J.-P. M. : Dans mon livre, je reproduis une lettre de 40 pages qu’un jeune cinéaste m’a écrite. Il me demande comment j’ai pu faire 50 films sans un rond, sans appartenir à un parti politique, sans avoir épousé une femme très riche, comme beaucoup de mes confrères... Le cinéma français est en train de mourir. Avant, Jean Vigo, Renoir travaillaient dans des ateliers d’artistes. Aujourd’hui, on tourne Astérix pour 78 millions d’euros, alors qu’on peut faire un très beau film pour deux millions.

 

Comment réussissez-vous à faire tourner des stars sans les payer ?

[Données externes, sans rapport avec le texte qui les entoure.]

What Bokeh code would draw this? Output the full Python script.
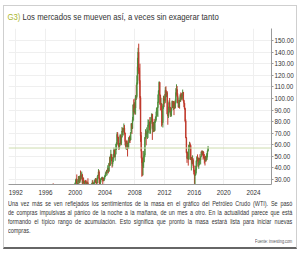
from bokeh.plotting import figure
from bokeh.layouts import column
from bokeh.models import Div, ColumnDataSource, FixedTicker, PrintfTickFormatter, Span, Label, Range1d
from bokeh.embed import file_html
from bokeh.resources import INLINE

# ---------------- data (WTI monthly, from Jan 1996) ----------------
start_year = 1996
close = [
    17.74, 19.54, 21.47, 21.20, 19.76, 20.92, 20.42, 22.25, 24.38, 23.35, 23.75, 25.92,  # 1996
    24.15, 20.30, 20.41, 19.87, 20.88, 19.80, 20.14, 19.61, 21.18, 21.08, 19.15, 17.64,  # 1997
    17.21, 15.44, 15.61, 15.39, 15.20, 14.18, 14.21, 13.36, 16.14, 14.42, 11.22, 12.05,  # 1998
    12.75, 12.27, 16.76, 18.66, 16.84, 19.29, 20.53, 22.10, 24.51, 21.75, 24.59, 25.60,  # 1999
    27.64, 30.43, 26.90, 25.74, 29.01, 32.50, 27.43, 33.12, 30.84, 32.70, 33.82, 26.80,  # 2000
    28.66, 27.39, 26.29, 28.46, 28.37, 26.25, 26.35, 27.20, 23.43, 21.18, 19.44, 19.84,  # 2001
    19.48, 21.74, 26.31, 27.29, 25.31, 26.86, 27.02, 28.98, 30.45, 27.22, 26.89, 31.20,  # 2002
    33.51, 36.60, 31.04, 25.80, 29.56, 30.19, 30.54, 31.57, 29.20, 29.11, 30.41, 32.52,  # 2003
    33.05, 36.16, 35.76, 37.38, 39.88, 37.05, 43.80, 42.12, 49.64, 51.76, 49.13, 43.45,  # 2004
    48.20, 51.75, 55.40, 49.72, 51.97, 56.50, 60.57, 68.94, 66.24, 59.76, 57.32, 61.04,  # 2005
    67.92, 61.41, 66.63, 71.88, 71.29, 73.93, 74.40, 70.26, 62.91, 58.73, 63.13, 61.05,  # 2006
    58.14, 61.79, 65.87, 65.71, 64.01, 70.68, 78.21, 74.04, 81.66, 94.53, 88.71, 95.98,  # 2007
    91.75, 101.84, 101.58, 113.46, 127.35, 140.00, 124.08, 115.46, 100.64, 67.81, 54.43, 44.60,  # 2008
    41.68, 44.76, 49.66, 51.12, 66.31, 69.89, 69.45, 69.96, 70.61, 77.00, 77.28, 79.36,  # 2009
    72.89, 79.66, 83.76, 86.15, 73.97, 75.63, 78.95, 71.92, 79.97, 81.43, 84.11, 91.38,  # 2010
    92.19, 96.97, 106.72, 113.93, 102.70, 95.42, 95.70, 88.81, 79.20, 93.19, 100.36, 98.83,  # 2011
    98.48, 107.07, 103.02, 104.87, 86.53, 84.96, 88.06, 96.47, 92.19, 86.24, 88.91, 91.82,  # 2012
    97.49, 92.05, 97.23, 93.46, 91.97, 96.56, 105.03, 107.65, 102.33, 96.38, 92.72, 98.42,  # 2013
    97.49, 102.59, 101.58, 99.74, 102.71, 105.37, 98.17, 95.96, 91.16, 80.54, 66.15, 53.27,  # 2014
    48.24, 49.76, 47.60, 59.63, 60.30, 59.47, 47.12, 49.20, 45.09, 46.59, 41.65, 37.04,  # 2015
    33.62, 33.75, 38.34, 45.92, 49.10, 48.33, 41.60, 44.70, 48.24, 46.86, 49.44, 53.72,  # 2016
    52.81, 54.01, 50.60, 49.33, 48.32, 46.04, 50.17, 47.23, 51.67, 54.38, 57.19,  # 2017
]
high = [
    18.9, 19.9, 23.0, 25.8, 22.5, 21.5, 22.5, 22.6, 25.0, 25.5, 24.5, 26.0,
    26.6, 24.3, 21.0, 20.6, 21.8, 21.5, 20.5, 20.6, 21.3, 22.8, 21.0, 19.3,
    18.0, 17.2, 16.6, 16.6, 15.9, 15.4, 14.8, 14.2, 17.0, 16.4, 14.4, 12.7,
    13.1, 13.3, 16.9, 18.9, 18.9, 19.5, 20.9, 22.6, 25.6, 24.8, 26.2, 27.2,
    30.0, 30.8, 34.4, 27.0, 30.4, 33.0, 32.2, 33.2, 37.8, 35.7, 36.9, 34.9,
    32.0, 31.6, 28.6, 29.4, 29.4, 29.5, 27.9, 28.3, 31.1, 23.5, 22.8, 20.9,
    21.0, 22.4, 26.6, 29.4, 29.4, 27.3, 28.1, 30.0, 31.2, 31.3, 28.0, 32.7,
    34.0, 39.0, 38.0, 31.2, 30.2, 31.4, 32.0, 32.5, 31.6, 31.5, 32.0, 33.7,
    35.2, 37.0, 38.4, 38.1, 42.3, 40.0, 44.4, 49.4, 50.5, 55.7, 50.0, 46.8,
    49.2, 52.2, 57.6, 56.0, 52.0, 60.9, 62.3, 70.9, 70.9, 67.0, 61.7, 61.6,
    69.2, 68.8, 67.2, 75.4, 74.6, 73.9, 78.4, 77.0, 70.4, 62.2, 63.2, 64.3,
    61.3, 62.2, 66.7, 67.9, 66.5, 70.9, 78.8, 78.2, 84.1, 94.7, 99.3, 96.8,
    100.1, 103.0, 111.8, 119.9, 135.1, 143.7, 147.3, 126.5, 130.0, 102.1, 71.0, 54.7,
    49.0, 45.0, 54.7, 53.1, 66.6, 73.4, 71.9, 75.0, 72.9, 82.0, 81.5, 80.0,
    83.9, 80.5, 83.8, 87.2, 86.7, 79.4, 79.6, 82.4, 80.2, 84.4, 88.6, 92.1,
    92.6, 103.4, 106.9, 114.8, 114.1, 103.3, 100.6, 95.7, 90.5, 95.0, 102.4, 101.8,
    103.7, 109.8, 110.5, 106.0, 106.3, 86.4, 92.9, 98.3, 100.4, 92.7, 89.3, 91.9,
    98.2, 97.8, 97.6, 97.9, 96.1, 99.0, 108.9, 112.2, 110.7, 104.4, 95.6, 100.8,
    98.5, 103.9, 105.2, 104.5, 104.5, 107.7, 105.5, 98.9, 95.8, 92.0, 82.0, 66.6,
    53.6, 54.2, 52.5, 59.9, 62.6, 61.9, 59.7, 49.3, 48.4, 50.9, 48.3, 42.3,
    38.4, 34.7, 41.9, 46.8, 50.2, 51.7, 49.0, 48.8, 48.4, 51.9, 50.2, 54.5,
    55.2, 54.9, 54.7, 53.8, 52.0, 49.0, 50.4, 50.2, 52.9, 55.2, 59.0,
]
low = [
    17.0, 17.5, 18.8, 20.5, 19.0, 19.3, 20.1, 20.0, 22.0, 22.5, 22.8, 23.5,
    23.0, 20.0, 19.5, 19.0, 19.8, 18.8, 19.0, 19.5, 19.2, 20.5, 19.0, 17.5,
    16.5, 15.3, 13.5, 14.6, 14.3, 11.4, 13.9, 12.9, 13.4, 14.0, 11.0, 10.7,
    11.3, 11.5, 12.0, 16.2, 16.2, 16.6, 18.3, 19.7, 21.8, 20.7, 21.6, 24.2,
    24.0, 27.0, 25.1, 23.7, 24.8, 28.0, 26.5, 27.6, 29.1, 29.9, 32.0, 25.4,
    26.7, 26.5, 24.9, 25.5, 27.1, 25.1, 24.6, 26.1, 21.7, 20.7, 17.5, 17.5,
    17.9, 19.5, 21.3, 25.0, 24.6, 24.6, 25.8, 26.4, 27.8, 26.7, 25.0, 26.5,
    30.1, 33.0, 26.8, 25.0, 25.6, 27.6, 29.8, 30.3, 25.8, 28.4, 28.9, 30.0,
    32.1, 33.3, 34.9, 33.6, 37.4, 35.3, 36.8, 41.6, 42.5, 48.1, 45.8, 40.3,
    41.3, 45.0, 50.6, 49.0, 46.2, 51.5, 55.6, 60.3, 62.8, 59.0, 55.5, 56.2,
    61.0, 59.3, 59.8, 66.3, 68.5, 68.0, 72.7, 69.0, 59.5, 56.6, 55.5, 60.2,
    49.9, 57.1, 56.4, 62.0, 61.5, 64.1, 71.8, 69.3, 73.8, 80.2, 85.9, 87.0,
    86.1, 86.1, 98.7, 100.0, 112.0, 122.0, 121.0, 112.2, 90.5, 62.5, 48.3, 32.4,
    33.2, 33.6, 40.0, 45.0, 49.3, 65.1, 59.5, 66.5, 65.0, 65.9, 75.0, 69.5,
    72.4, 69.5, 78.1, 80.6, 64.2, 70.8, 71.0, 71.2, 72.6, 79.0, 80.1, 84.4,
    85.1, 84.1, 96.2, 103.7, 94.6, 89.7, 94.1, 75.7, 77.1, 74.9, 91.0, 92.5,
    95.4, 96.2, 102.0, 101.1, 86.3, 77.3, 83.1, 87.9, 89.0, 84.1, 84.0, 84.6,
    91.8, 92.0, 89.9, 85.6, 90.9, 91.4, 95.6, 103.2, 101.4, 95.7, 91.8, 92.6,
    91.2, 96.9, 97.4, 99.0, 98.5, 101.7, 97.5, 92.5, 90.4, 79.4, 65.7, 52.6,
    44.4, 47.5, 42.0, 47.1, 56.5, 57.2, 47.0, 37.8, 43.2, 43.1, 39.9, 34.5,
    26.2, 26.1, 33.7, 35.2, 43.0, 45.8, 40.6, 39.2, 42.5, 46.2, 43.0, 50.7,
    50.7, 51.2, 47.1, 48.2, 43.8, 42.1, 45.4, 45.6, 46.8, 49.1, 54.8,
]
last_price = 57.19
x_ticks = [1992, 1996, 2000, 2004, 2008, 2012, 2016, 2020, 2024]
y_ticks = [30, 40, 50, 60, 70, 80, 90, 100, 110, 120, 130, 140, 150]

title_prefix = "G3)"
title_text = "Los mercados se mueven así, a veces sin exagerar tanto"
para_lines = [
    "Una vez más se ven reflejados los sentimientos de la masa en el gráfico del Petróleo Crudo (WTI). Se pasó",
    "de compras impulsivas al pánico de la noche a la mañana, de un mes a otro. En la actualidad parece que está",
    "formando el típico rango de acumulación. Esto significa que pronto la masa estará lista para iniciar nuevas",
    "compras.",
]
source_text = "Fuente: investing.com"

# ---------------- derived ----------------
n = len(close)
xs = [start_year + i / 12.0 + 1 / 24.0 for i in range(n)]
opens = [close[0]] + close[:-1]
UP, DOWN = "#4f8f3c", "#c0392b"
colors = [UP if c >= o else DOWN for o, c in zip(opens, close)]
src = ColumnDataSource(dict(
    x=xs, high=high, low=low,
    top=[max(o, c) for o, c in zip(opens, close)],
    bottom=[min(o, c) for o, c in zip(opens, close)],
    color=colors,
))

FONT = "Liberation Sans"
CSSFONT = "'Liberation Sans',Arial,sans-serif"

p = figure(width=292, height=172, y_axis_location="right",
           x_range=Range1d(1991.02, 2026.41), y_range=Range1d(25.7, 160.4),
           min_border_left=4, min_border_right=24, min_border_top=3, min_border_bottom=13,
           output_backend="svg", toolbar_location=None, margin=0)
p.outline_line_color = None
p.background_fill_color = "white"

p.segment("x", "high", "x", "low", source=src, color="color", line_width=1)
p.vbar(x="x", width=1 / 12 * 0.9, top="top", bottom="bottom", source=src,
       fill_color="color", line_color="color", line_width=0.6)

p.add_layout(Span(location=last_price, dimension="width", line_color="#cddcae", line_width=1))
p.add_layout(Label(x=2026.41, y=last_price, x_offset=2, text=f"{last_price:.2f}",
                   text_color="#8fbf5a", text_font=FONT, text_font_size="6.3px",
                   text_baseline="middle"))

xa = p.xaxis[0]
xa.ticker = FixedTicker(ticks=x_ticks)
xa.formatter = PrintfTickFormatter(format="%d")
xa.major_tick_out = 0
xa.major_tick_in = 0
xa.minor_tick_out = 0
xa.minor_tick_in = 0
xa.axis_line_color = "#9a9a9a"
xa.major_label_text_font = FONT
xa.major_label_text_font_size = "6.3px"
xa.major_label_text_color = "#333333"
xa.major_label_standoff = 5

ya = p.yaxis[0]
ya.ticker = FixedTicker(ticks=y_ticks)
ya.formatter = PrintfTickFormatter(format="%.2f")
ya.major_tick_out = 2
ya.major_tick_in = 0
ya.minor_tick_out = 0
ya.minor_tick_in = 0
ya.axis_line_color = "#9a9a9a"
ya.major_tick_line_color = "#9a9a9a"
ya.major_label_text_font = FONT
ya.major_label_text_font_size = "6.3px"
ya.major_label_text_color = "#333333"
ya.major_label_standoff = 1

p.xgrid.ticker = FixedTicker(ticks=x_ticks)
p.ygrid.ticker = FixedTicker(ticks=y_ticks)
p.xgrid.grid_line_color = "#efefef"
p.ygrid.grid_line_color = "#efefef"

title_div = Div(
    text=(f'<div style="font-family:{CSSFONT};font-size:9px;line-height:10px;color:#333;'
          f'padding:6px 0 0 4px;white-space:nowrap;transform:scaleX(0.86);transform-origin:0 0;">'
          f'<span style="color:#a9b62c">{title_prefix}</span> {title_text}</div>'),
    width=292, height=19, margin=0)

S = 0.76
inner_w = round(284 / S)
lines_html = "".join(
    f'<div style="width:{inner_w}px;text-align:justify;'
    f'text-align-last:{"justify" if i < len(para_lines) - 1 else "left"};'
    f'white-space:nowrap;height:8.9px;line-height:8.9px;transform:scaleX({S});transform-origin:0 0;">{t}</div>'
    for i, t in enumerate(para_lines))
para_div = Div(
    text=(f'<div style="font-family:{CSSFONT};font-size:7.2px;color:#333;'
          f'padding:3px 0 0 4px;">{lines_html}'
          f'<div style="width:{inner_w}px;text-align:right;font-size:5px;line-height:8px;padding-top:1.5px;'
          f'color:#555;transform:scaleX({S});transform-origin:0 0;">{source_text}</div>'
          f'</div>'),
    width=292, height=50, margin=0)

layout = column(title_div, p, para_div, margin=(5, 0, 0, 3),
                styles={"border": "1px solid #cfcfcf", "border-bottom": "2px solid #666"})

open("out.html", "w").write(file_html(layout, INLINE))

J.-P. M. : J’ai terminé il y a deux jours un film avec Thierry Frémont, Tom Novembre et Bruno Solo. J’avais récupéré Berling dans Grabuge, Villeret dans Le furet. Nous arrivons à faire venir des artistes qui acceptent pendant quelques jours de tourner «en participation».

 

Vidéo : Le Miraculé avec Michel Serrault

 

 

A propos de stars, Clint Eastwood est de passage en France et son dernier film, Lettre d’Iwo Jima, sort en salle demain.

J.-P. M. : Clint Eastwood était mon ami. C’est un type merveilleux. Sa carrière est exceptionnelle car au départ c’était un peintre qui ne voulait pas forcément devenir acteur et puis il a remplacé Gary Cooper en faisant le cow-boy. Il a eu une carrière que j’envie. J’ai la chance de le connaître. Je suis très content qu’il ait reçu la Légion d’honneur, d’ailleurs Chirac lui a fait les honneurs, d’habitude c’est le ministre de la Culture qui fait la bise.

 

Pourquoi écrivez-vous qu’«il n’y a rien de si beau que ce qui n’est pas encore tourné» ?

J.-P. M. : Nous avons beaucoup de projets. Tenez, je m’apprête à tourner un film sur les indemnisations avec Thierry Frémont et Jean Dujardin. Des milliers de gens attendent d’être indemnisés et les assurances bloquent le processus dans le seul but de faire baisser le prix de ces indemnisations.